Avistei a mesquita que ficava no topo da montanha na cidadela de Saladino, mas percebi que teria que cruzar o cemitério de Cairo (Bab El-Wazir)... E foi outra loucura! Barbudões armados ficavam sentados encima das sepulturas tomando chá, mulheres com sáris coloridos saiam de trás das tumbas islâmicas, com imensos bules e iam enchendo os copos de cada um dos capangas, outros fumando narguilé me observavam atentamente caminhando pela rua, as arquiteturas dentro do cemitério eram fascinantes, mas não tinha coragem de entrar lá sozinho, o que descobri depois é que muitas famílias pobres invadiram o cemitério para morar no meio dos sepulcros e ficavam armados pra se proteger das investidas do governo que pretendia tira-los de lá...

 

Depois de sair da rua do cemitério e caminhar mais um pouco, finalmente cheguei à entrada da cidadela de Saladino (60 libras)!
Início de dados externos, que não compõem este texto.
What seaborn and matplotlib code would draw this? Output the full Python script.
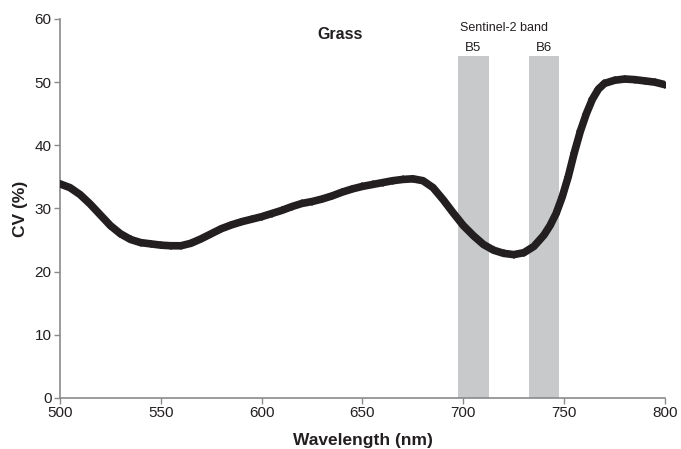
import matplotlib
matplotlib.use("Agg")
import matplotlib.pyplot as plt
import seaborn as sns
import pandas as pd

wavelength = [500, 505, 510, 515, 520, 525, 530, 535, 540, 545, 550, 555, 560, 565, 570,
              575, 580, 585, 590, 595, 600, 605, 610, 615, 620, 625, 630, 635, 640, 645,
              650, 655, 660, 665, 670, 675, 680, 685, 690, 695, 700, 705, 710, 715, 720,
              725, 730, 735, 740, 743, 746, 749, 752, 755, 758, 761, 764, 767, 770, 775,
              780, 785, 790, 795, 800]
cv = [33.9, 33.3, 32.2, 30.7, 29.0, 27.3, 26.0, 25.1, 24.6, 24.4, 24.2, 24.1, 24.1, 24.5, 25.2,
      26.0, 26.8, 27.4, 27.9, 28.3, 28.7, 29.2, 29.7, 30.3, 30.8, 31.1, 31.5, 32.0, 32.6, 33.1,
      33.5, 33.8, 34.1, 34.4, 34.6, 34.7, 34.4, 33.3, 31.4, 29.3, 27.3, 25.7, 24.3, 23.4, 22.9,
      22.7, 23.0, 24.0, 25.8, 27.3, 29.2, 31.8, 35.0, 38.8, 42.2, 45.0, 47.3, 48.9, 49.8, 50.3,
      50.5, 50.4, 50.2, 50.0, 49.6]

band_names = ["B5", "B6"]
band_start = [697.5, 732.5]
band_end = [712.5, 747.5]
band_top = 54.2

df = pd.DataFrame({"Wavelength": wavelength, "CV": cv})

sns.set_theme(style="white")
plt.rcParams['font.family'] = ['Liberation Sans', 'DejaVu Sans']

fig = plt.figure(figsize=(6.81, 4.49), dpi=100)
ax = fig.add_axes([0.088, 0.1136, 0.8885, 0.8441])

for name, s, e in zip(band_names, band_start, band_end):
    ax.fill_between([s, e], 0, band_top, color="#c8c9cb", lw=0, zorder=1)
    ax.text((s + e) / 2, band_top + 0.3, name, ha="center", va="bottom", fontsize=9.5, color="#231f20")
ax.text(720, 57.6, "Sentinel-2 band", ha="center", va="bottom", fontsize=9, color="#231f20")

sns.lineplot(data=df, x="Wavelength", y="CV", ax=ax, color="#231f20", linewidth=5.5,
             marker="D", markersize=4.5, markeredgewidth=0, zorder=3)

ax.text(639, 57.5, "Grass", ha="center", va="center", fontsize=11.5, fontweight="bold", color="#231f20")

ax.set_xlim(500, 800)
ax.set_ylim(0, 60)
ax.set_xticks([500, 550, 600, 650, 700, 750, 800])
ax.set_yticks([0, 10, 20, 30, 40, 50, 60])
ax.set_xlabel("Wavelength (nm)", fontsize=12.5, fontweight="bold", color="#231f20", labelpad=9)
ax.set_ylabel("CV (%)", fontsize=12.5, fontweight="bold", color="#231f20", labelpad=5)
ax.tick_params(axis="both", direction="out", length=4, width=1, color="#8a8a8c",
               labelsize=11, labelcolor="#231f20", pad=2, bottom=True, left=True)
for side in ["top", "right"]:
    ax.spines[side].set_visible(False)
for side in ["left", "bottom"]:
    ax.spines[side].set_color("#8a8a8c")
    ax.spines[side].set_linewidth(1.2)

fig.savefig("out.png", dpi=100)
Lá poderia ver algumas ruínas dos meados de 1200! E a imponente Mesquita de Muhammad Ali, que domina os céus de todo Cairo, que pude ver iluminada à noite, quando cheguei à cidade alguns dias atrás! E no mirante da cidadela descobri duas lindas e imponentes mesquitas ao redor para fotografar: Al-Rifa'i Mosque e a Mosque-Madrassa of Sultan Hassan... Visitar a cidadela foi divertido, mas por ser um tanto turística, perdia seu charme, nada se comparava a andar pelas ruas do bairro islâmico! Na cidadela os vendedores tentaram me vender pinturas egípcias da cidade do Cairo, que remontavam as eras medievais... E era incrível como o bairro islâmico permanecia atualmente da mesma forma aos retratados nas pinturas!